(1.) In these connected cases, the common third respondent was defaulter for abkari dues to the tune of Rs. 3,66,507/- for the year 1989-90. Revenue recovery notice is stated to be served on the third respondent on 2-6-1990. However, third respondent's one item of property was sold in court auction pursuant to decree obtained by petitioner in WPC 17165 of 2007 in which the property was purchase d by the plaintiff-petitioner himself. Suit based on a dishonored cheque was filed as OM No. 1079 of 1992 and it was decreed on 30-5-2000. It is seen from the decree produced that t is a compromise decree whereunder the third respondent undertook to pay the suit amount with 18% interest. In view of the decree and sale of property of the defaulter (third respondent) to petitioner in WPC 17165 of 2007, that property was not available before the recovery authorities for recovery of abkari dues. Therefore the property purchased by the petitioner in WPC 24955 of 2003 from this respondent was proceeded against. Under interim orders of this Court, petitioner in WPC 24955 of 2003 remitted the entire arrears and therefore no more arrears are due from third respondent warranting further recovery. However, this Court has held that if the petitioner in WPC 24955 of 2003 succeeds in the matter, refund will be ordered by this Court.
(2.) After hearing all the parties, I feel the matter cannot be finally decided by this Court because enquiry and findings on various facts with reference to evidence and documents are involved. What is required to be examined is whether the decree obtained by the petitioner in WPC 17165 of 2007 which is a compromise decree is the result of collusive deal between the petitioner in that WP and third respondent On the face of it, genuineness of the decree has to be doubted because of the huge rate of interest agreed to be paid by the third respondent in the compromise decree. Moreover, the property; is purchased in auction by the plaintiff himself, i.e., the petitioner in that WPC. Since revenue recovery notice was already served on the defaulter, there is a charge in respect of the property under Section 44 of the RR Act and in that event, the sale by court in auction can be declared invalid and that property can be proceeded against for recovery. Position is the same in respect of the sale of property made by the defaulter to the petitioner in WPC 24955 of 2007 also because sale in that case took place in 11993, that is after service of revenue recovery notice on the third respondent. It is seen that earlier claim petition filed by the petitioner in WPC 17165 of 2007 is still pending before the District Collector.

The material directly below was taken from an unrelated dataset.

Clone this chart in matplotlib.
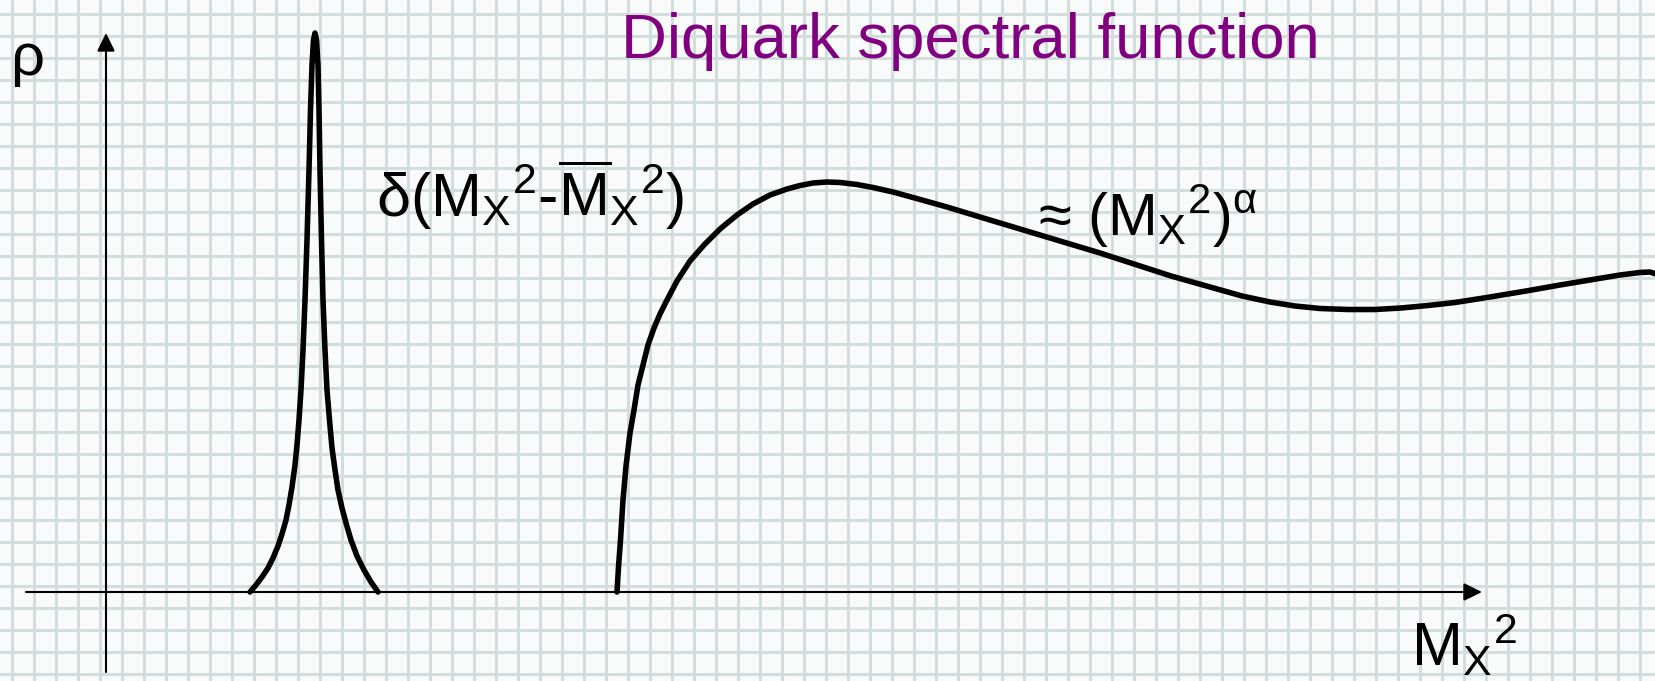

(3.) The W.Ps. are accordingly disposed of with the following directions. The second respondent will go through the records and verify whether solvency bond executed by the third respondent creates charge on the two items of properties purchased by petitioners in both the W.Ps. If the properties are covered by solvency bond, then the sale of such properties in court auction and the sale by the defaulter are both subject to charge and he will declare so. If there is no charge created by solvency bond, then the second respondent will examine whether the attachment and sale in court auction in one case and the sale by the defaulter to the petitioner in the other case were made after service of notice under Section 44 of the Revenue Recovery Act and if so, he will again declare the transactions as subject to charge in favour of the State. If in either case both the properties are found to be subject to charge, then the second respondent will proceed for recovery of 50% of the amount remitted by petitioner in W.P. 24955/2003 from the petitioner in W.P. 17165/2007 and pay the same to the petitioner in W.P. 24955/2003 so that the liability is shared equally by both who are beneficiaries of illegal transactions.